>>>
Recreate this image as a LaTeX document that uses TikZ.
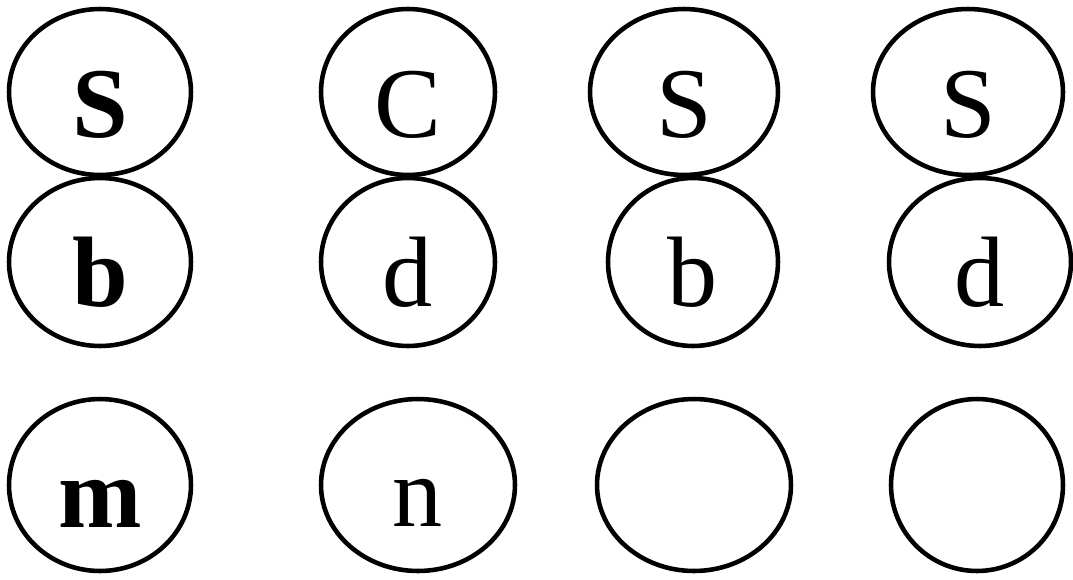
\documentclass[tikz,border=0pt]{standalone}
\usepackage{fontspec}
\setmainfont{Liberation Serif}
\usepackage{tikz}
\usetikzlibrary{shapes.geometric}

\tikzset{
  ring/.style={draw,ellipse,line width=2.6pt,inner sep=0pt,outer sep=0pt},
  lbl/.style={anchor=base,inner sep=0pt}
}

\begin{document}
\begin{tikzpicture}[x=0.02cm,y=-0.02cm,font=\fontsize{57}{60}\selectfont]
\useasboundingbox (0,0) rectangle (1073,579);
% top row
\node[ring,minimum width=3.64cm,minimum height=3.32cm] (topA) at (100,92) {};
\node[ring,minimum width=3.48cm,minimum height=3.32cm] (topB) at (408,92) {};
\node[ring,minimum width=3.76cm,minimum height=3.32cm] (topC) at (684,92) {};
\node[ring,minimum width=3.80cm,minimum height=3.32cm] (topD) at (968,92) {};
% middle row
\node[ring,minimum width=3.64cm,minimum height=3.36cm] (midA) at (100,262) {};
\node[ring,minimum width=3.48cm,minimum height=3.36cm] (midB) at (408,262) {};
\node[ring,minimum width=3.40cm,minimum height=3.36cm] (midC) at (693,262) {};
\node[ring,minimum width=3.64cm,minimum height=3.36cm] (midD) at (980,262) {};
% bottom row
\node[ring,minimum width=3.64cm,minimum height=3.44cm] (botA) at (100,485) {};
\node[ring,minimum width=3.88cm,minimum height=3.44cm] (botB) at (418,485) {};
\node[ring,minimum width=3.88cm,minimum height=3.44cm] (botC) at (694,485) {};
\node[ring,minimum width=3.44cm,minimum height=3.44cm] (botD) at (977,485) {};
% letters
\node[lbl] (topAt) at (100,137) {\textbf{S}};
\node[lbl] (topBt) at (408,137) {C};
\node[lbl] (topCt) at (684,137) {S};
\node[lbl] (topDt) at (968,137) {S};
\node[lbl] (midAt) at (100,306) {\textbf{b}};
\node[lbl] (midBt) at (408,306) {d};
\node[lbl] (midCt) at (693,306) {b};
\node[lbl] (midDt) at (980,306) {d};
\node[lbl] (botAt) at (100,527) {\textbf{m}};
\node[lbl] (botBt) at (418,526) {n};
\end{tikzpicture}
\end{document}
<<<
## EXERCISE DESCRIPTION
Quote the material word for word, dropping any images it holds.

## WORKED SOLUTION
Recreate this image as a LaTeX document that uses TikZ.
\documentclass[tikz,border=0pt]{standalone}
\usepackage{fontspec}
\setmainfont{Liberation Serif}
\usepackage{tikz}
\usetikzlibrary{shapes.geometric}

\tikzset{
  ring/.style={draw,ellipse,line width=2.6pt,inner sep=0pt,outer sep=0pt},
  lbl/.style={anchor=base,inner sep=0pt}
}

\begin{document}
\begin{tikzpicture}[x=0.02cm,y=-0.02cm,font=\fontsize{57}{60}\selectfont]
\useasboundingbox (0,0) rectangle (1073,579);
% top row
\node[ring,minimum width=3.64cm,minimum height=3.32cm] (topA) at (100,92) {};
\node[ring,minimum width=3.48cm,minimum height=3.32cm] (topB) at (408,92) {};
\node[ring,minimum width=3.76cm,minimum height=3.32cm] (topC) at (684,92) {};
\node[ring,minimum width=3.80cm,minimum height=3.32cm] (topD) at (968,92) {};
% middle row
\node[ring,minimum width=3.64cm,minimum height=3.36cm] (midA) at (100,262) {};
\node[ring,minimum width=3.48cm,minimum height=3.36cm] (midB) at (408,262) {};
\node[ring,minimum width=3.40cm,minimum height=3.36cm] (midC) at (693,262) {};
\node[ring,minimum width=3.64cm,minimum height=3.36cm] (midD) at (980,262) {};
% bottom row
\node[ring,minimum width=3.64cm,minimum height=3.44cm] (botA) at (100,485) {};
\node[ring,minimum width=3.88cm,minimum height=3.44cm] (botB) at (418,485) {};
\node[ring,minimum width=3.88cm,minimum height=3.44cm] (botC) at (694,485) {};
\node[ring,minimum width=3.44cm,minimum height=3.44cm] (botD) at (977,485) {};
% letters
\node[lbl] (topAt) at (100,137) {\textbf{S}};
\node[lbl] (topBt) at (408,137) {C};
\node[lbl] (topCt) at (684,137) {S};
\node[lbl] (topDt) at (968,137) {S};
\node[lbl] (midAt) at (100,306) {\textbf{b}};
\node[lbl] (midBt) at (408,306) {d};
\node[lbl] (midCt) at (693,306) {b};
\node[lbl] (midDt) at (980,306) {d};
\node[lbl] (botAt) at (100,527) {\textbf{m}};
\node[lbl] (botBt) at (418,526) {n};
\end{tikzpicture}
\end{document}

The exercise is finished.